Des inconnues continuent à peser sur le marché du travail social, notamment l’impact du turn-over lié aux départs en retraite, qui, de l’avis général, se montre moins important que prévu au début des années 2000. « Les professions sociales connaissent depuis plusieurs années un développement important et restent relativement peu touchées par le vieillissement, précise la DGCS. Trois professions font néanmoins exception à ce constat, avec une proportion de salariés de 50 ans ou plus atteignant les 40 % : les aides à domicile, les professionnels de l’aide par le travail et les cadres socio-éducatifs. » Autre question sans réponse : l’adéquation entre le nombre des postes disponibles et les effectifs de nouveaux diplômés. « C’est particulièrement complexe. Il y a d’importants effets de mobilité interrégionale difficiles à piloter. En réalité, personne ne sait aujourd’hui résoudre cette équation », avoue Pierre-Marie Lasbleis.

Au final, le secteur social et médico-social sera-t-il encore à l’avenir porteur en matière d’emploi ? La plupart des acteurs en sont convaincus, même si c’est avec quelques réserves. « Je suis plutôt confiante sur la situation de l’emploi dans le travail social. Nous avons cependant encore besoin de communiquer sur nos métiers afin d’avoir toujours des candidats motivés pour travailler dans la relation humaine », développe Caroline Fierobe. « Je demeure malgré tout optimiste, indique également Michèle Vantorre, car il y aura toujours besoin de la régulation qu’apportent les métiers du social. Ce ne sera jamais un secteur complètement sinistré. Mais ce sont les conditions de travail qui se dégradent. » Une conviction partagée par Antoine Guillet : « En dépit des difficultés, je conseillerai encore à un jeune intéressé de s’engager dans le travail social. Ne serait-ce que parce qu’il aura de bonnes chances de trouver un emploi. Mais la question qui se pose, c’est plutôt quel travail, dans quelles conditions et avec quel statut ? » Signe des temps : certaines promotions, notamment d’assistants sociaux, peinent désormais à faire le plein…

Notes

(1) Cette enquête porte sur les métiers canoniques du travail social : éducateurs spécialisés, assistants de service social, conseillers en économie sociale et familiale, moniteurs-éducateurs.

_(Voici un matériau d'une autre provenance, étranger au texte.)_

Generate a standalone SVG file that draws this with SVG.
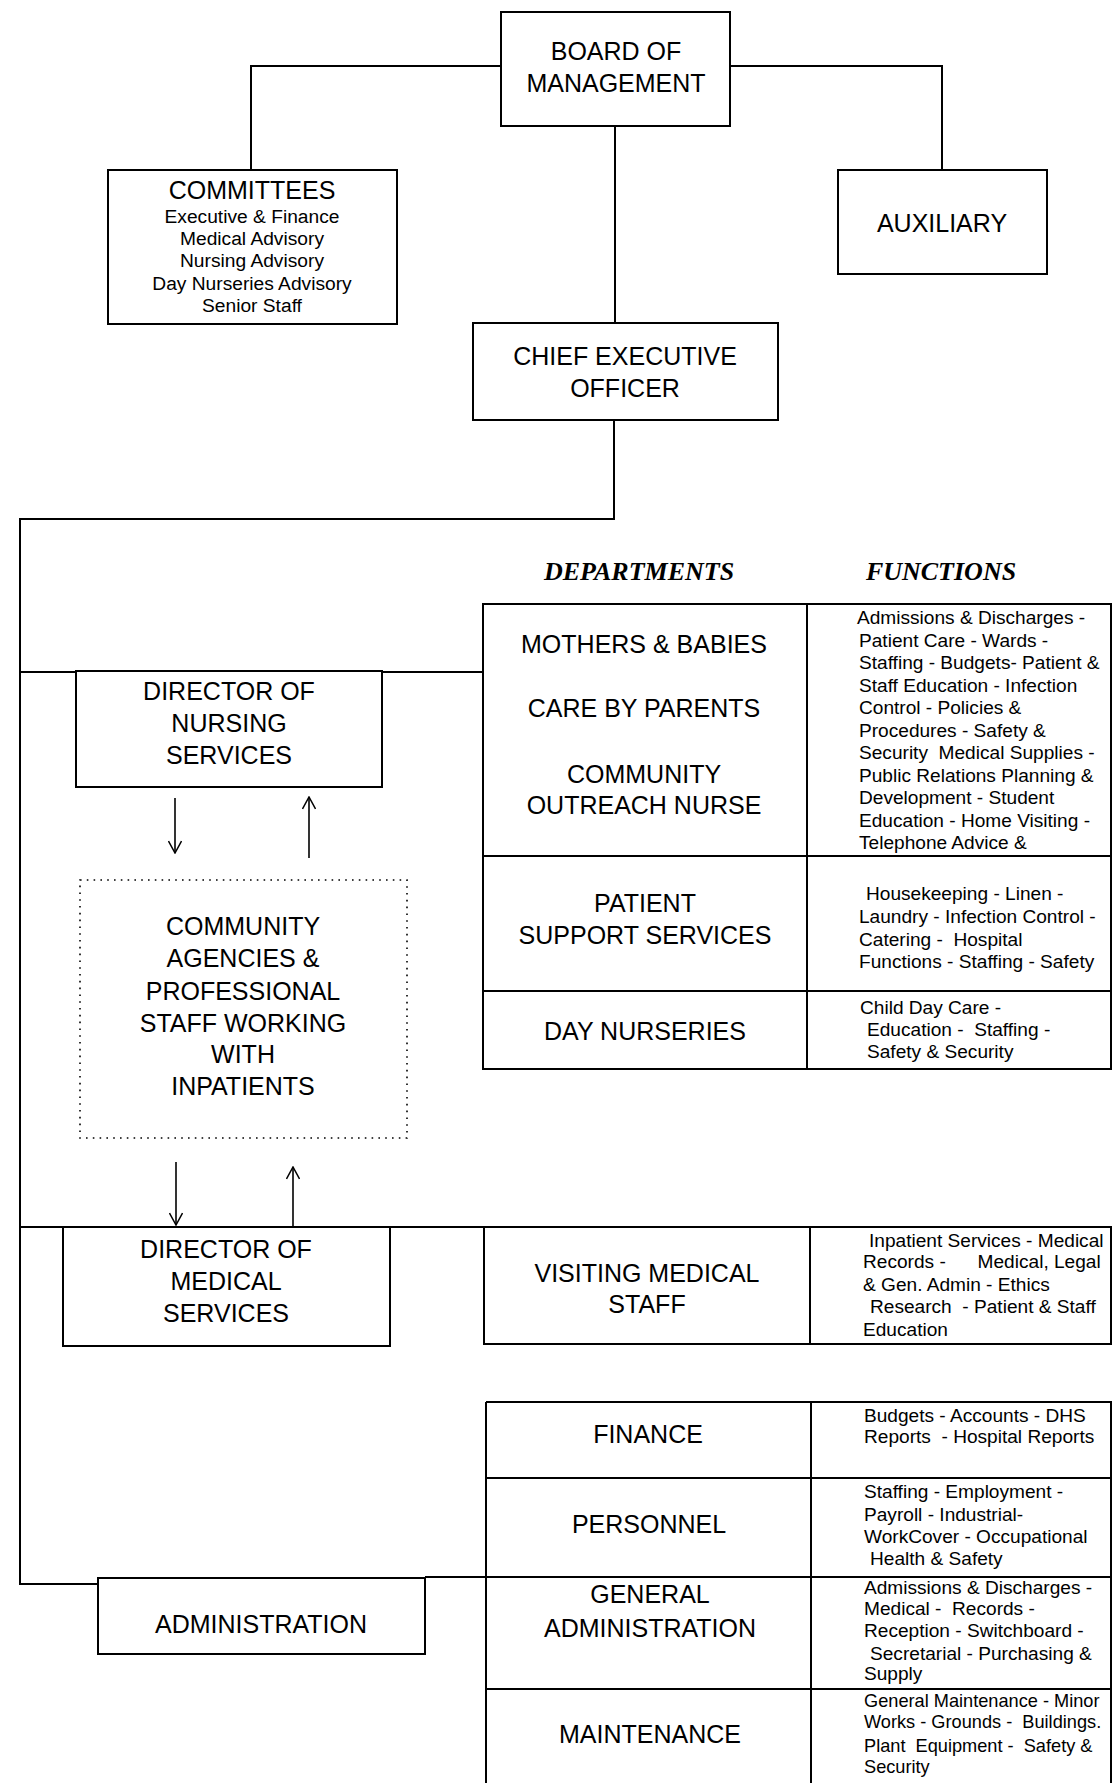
<svg xmlns="http://www.w3.org/2000/svg" width="1113" height="1783" viewBox="0 0 1113 1783">
<style>
.box{fill:#fff;stroke:#000;stroke-width:2}
.dot{fill:#fff;stroke:#000;stroke-width:1.6;stroke-dasharray:1.6 5.2}
.ln{fill:none;stroke:#000;stroke-width:2}
.ar{fill:none;stroke:#000;stroke-width:1.6}
.tl{fill:none;stroke:#000;stroke-width:2}
text{font-family:"Liberation Sans",Arial,sans-serif;fill:#000}
.lbl{font-size:25px;text-anchor:middle}
.sm{font-size:19.2px;text-anchor:middle}
.fn{font-size:19.1px;white-space:pre}
.fs{font-size:18.2px}
.hd{font-family:"Liberation Serif","Times New Roman",serif;font-weight:bold;font-style:italic;font-size:26px;text-anchor:middle}
</style>
<defs>
<marker id="ah" viewBox="0 0 14 14" refX="13" refY="7" markerWidth="14" markerHeight="14" markerUnits="userSpaceOnUse" orient="auto">
<path d="M1,0.5 L13,7 L1,13.5" fill="none" stroke="#000" stroke-width="1.5"/>
</marker>
</defs>
<rect width="1113" height="1783" fill="#fff"/>

<g id="connectors">
<path class="ln" d="M501,66 H251 V170"/>
<path class="ln" d="M730,66 H942 V170"/>
<path class="ln" d="M615,126 V323"/>
<path class="ln" d="M614,420 V519 H20 V1584 H98"/>
<path class="ln" d="M20,672 H483"/>
<path class="ln" d="M20,1227 H485"/>
<path class="ln" d="M425,1577 H486"/>
<path class="ar" d="M175,798 V853" marker-end="url(#ah)"/>
<path class="ar" d="M309,858 V797" marker-end="url(#ah)"/>
<path class="ar" d="M176,1162 V1225" marker-end="url(#ah)"/>
<path class="ar" d="M293,1227 V1167" marker-end="url(#ah)"/>
</g>

<g id="board">
<rect class="box" x="501" y="12" width="229" height="114"/>
<text class="lbl" x="616" y="60">BOARD OF</text>
<text class="lbl" x="616" y="92">MANAGEMENT</text>
</g>

<g id="committees">
<rect class="box" x="108" y="170" width="289" height="154"/>
<text class="lbl" x="252" y="199">COMMITTEES</text>
<text class="sm" x="252" y="223">Executive &amp; Finance</text>
<text class="sm" x="252" y="245">Medical Advisory</text>
<text class="sm" x="252" y="267">Nursing Advisory</text>
<text class="sm" x="252" y="290">Day Nurseries Advisory</text>
<text class="sm" x="252" y="312">Senior Staff</text>
</g>

<g id="auxiliary">
<rect class="box" x="838" y="170" width="209" height="104"/>
<text class="lbl" x="942" y="232">AUXILIARY</text>
</g>

<g id="ceo">
<rect class="box" x="473" y="323" width="305" height="97"/>
<text class="lbl" x="625" y="365">CHIEF EXECUTIVE</text>
<text class="lbl" x="625" y="397">OFFICER</text>
</g>

<g id="dir-nursing">
<rect class="box" x="76" y="671" width="306" height="116"/>
<text class="lbl" x="229" y="700">DIRECTOR OF</text>
<text class="lbl" x="229" y="732">NURSING</text>
<text class="lbl" x="229" y="764">SERVICES</text>
</g>

<g id="community">
<rect class="dot" x="80" y="880" width="327" height="258"/>
<text class="lbl" x="243" y="935">COMMUNITY</text>
<text class="lbl" x="243" y="967">AGENCIES &amp;</text>
<text class="lbl" x="243" y="1000">PROFESSIONAL</text>
<text class="lbl" x="243" y="1032">STAFF WORKING</text>
<text class="lbl" x="243" y="1063">WITH</text>
<text class="lbl" x="243" y="1095">INPATIENTS</text>
</g>

<g id="dir-medical">
<rect class="box" x="63" y="1227" width="327" height="119"/>
<text class="lbl" x="226" y="1258">DIRECTOR OF</text>
<text class="lbl" x="226" y="1290">MEDICAL</text>
<text class="lbl" x="226" y="1322">SERVICES</text>
</g>

<g id="administration">
<rect class="box" x="98" y="1578" width="327" height="76"/>
<text class="lbl" x="261" y="1633">ADMINISTRATION</text>
</g>

<g id="headers">
<text class="hd" x="639" y="580">DEPARTMENTS</text>
<text class="hd" x="941" y="580">FUNCTIONS</text>
</g>

<g id="nursing-departments">
<path class="tl" d="M483,604 H1111 V1069 H483 Z M807,604 V1069 M483,856 H1111 M483,991 H1111"/>
<text class="lbl" x="644" y="653">MOTHERS &amp; BABIES</text>
<text class="lbl" x="644" y="717">CARE BY PARENTS</text>
<text class="lbl" x="644" y="783">COMMUNITY</text>
<text class="lbl" x="644" y="814">OUTREACH NURSE</text>
<text class="fn" x="857" y="624">Admissions &amp; Discharges -</text>
<text class="fn" x="859" y="646.5">Patient Care - Wards -</text>
<text class="fn" x="859" y="669">Staffing - Budgets- Patient &amp;</text>
<text class="fn" x="859" y="691.5">Staff Education - Infection</text>
<text class="fn" x="859" y="714">Control - Policies &amp;</text>
<text class="fn" x="859" y="736.5">Procedures - Safety &amp;</text>
<text class="fn" x="859" y="759">Security  Medical Supplies -</text>
<text class="fn" x="859" y="781.5">Public Relations Planning &amp;</text>
<text class="fn" x="859" y="804">Development - Student</text>
<text class="fn" x="859" y="826.5">Education - Home Visiting -</text>
<text class="fn" x="859" y="849">Telephone Advice &amp;</text>
<text class="lbl" x="645" y="912">PATIENT</text>
<text class="lbl" x="645" y="944">SUPPORT SERVICES</text>
<text class="fn" x="866" y="900">Housekeeping - Linen -</text>
<text class="fn" x="859" y="923">Laundry - Infection Control -</text>
<text class="fn" x="859" y="946">Catering -  Hospital</text>
<text class="fn" x="859" y="968">Functions - Staffing - Safety</text>
<text class="lbl" x="645" y="1040">DAY NURSERIES</text>
<text class="fn" x="860" y="1014">Child Day Care -</text>
<text class="fn" x="867" y="1036">Education -  Staffing -</text>
<text class="fn" x="867" y="1058">Safety &amp; Security</text>
</g>

<g id="visiting-medical">
<path class="tl" d="M484,1227 H1111 V1344 H484 Z M810,1227 V1344"/>
<text class="lbl" x="647" y="1282">VISITING MEDICAL</text>
<text class="lbl" x="647" y="1313">STAFF</text>
<text class="fn" x="869" y="1247">Inpatient Services - Medical</text>
<text class="fn" x="863" y="1268">Records -      Medical, Legal</text>
<text class="fn" x="863" y="1291">&amp; Gen. Admin - Ethics</text>
<text class="fn" x="870" y="1313">Research  - Patient &amp; Staff</text>
<text class="fn" x="863" y="1336">Education</text>
</g>

<g id="admin-departments">
<path class="tl" d="M486,1402 H1111 V1783 M486,1402 V1783 M811,1402 V1783 M486,1478 H1111 M486,1577 H1111 M486,1689 H1111"/>
<text class="lbl" x="648" y="1443">FINANCE</text>
<text class="fn" x="864" y="1422">Budgets - Accounts - DHS</text>
<text class="fn" x="864" y="1443">Reports  - Hospital Reports</text>
<text class="lbl" x="649" y="1533">PERSONNEL</text>
<text class="fn" x="864" y="1498">Staffing - Employment -</text>
<text class="fn" x="864" y="1521">Payroll - Industrial-</text>
<text class="fn" x="864" y="1543">WorkCover - Occupational</text>
<text class="fn" x="870" y="1565">Health &amp; Safety</text>
<text class="lbl" x="650" y="1603">GENERAL</text>
<text class="lbl" x="650" y="1637">ADMINISTRATION</text>
<text class="fn" x="864" y="1594">Admissions &amp; Discharges -</text>
<text class="fn" x="864" y="1615">Medical -  Records -</text>
<text class="fn" x="864" y="1637">Reception - Switchboard -</text>
<text class="fn" x="870" y="1660">Secretarial - Purchasing &amp;</text>
<text class="fn" x="864" y="1680">Supply</text>
<text class="lbl" x="650" y="1743">MAINTENANCE</text>
<text class="fn fs" x="864" y="1707">General Maintenance - Minor</text>
<text class="fn fs" x="864" y="1728">Works - Grounds -  Buildings.</text>
<text class="fn fs" x="864" y="1752">Plant  Equipment -  Safety &amp;</text>
<text class="fn fs" x="864" y="1773">Security</text>
</g>
</svg>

(2) « Les trois premières années de carrière des diplômés de formations sociales en 2007 », Etudes et résultats n° 818 – Voir ASH n° 2780 du 26-10-12, p. 16.

(3) Enquête « Emploi 2012 » d’Unifaf, en partenariat avec l’Observatoire prospectif des métiers et des qualifications de la branche – Voir ASH n° 2798 du 22-02-13, p. 24.

(4) Repères et analyses n° 44 (mai 2012).

(5) Dans la famille des « professionnels de l’action sociale », Pôle emploi regroupe les éducateurs (entendus comme l’ensemble des professions éducatives) et les professionnels de l’action sociale proprement dits : les assistants de service social, les conseillers en économie sociale et familiale, les délégués aux mesures de protection juridique, les médiateurs familiaux, les professionnels de l’orientation et divers métiers de la médiation.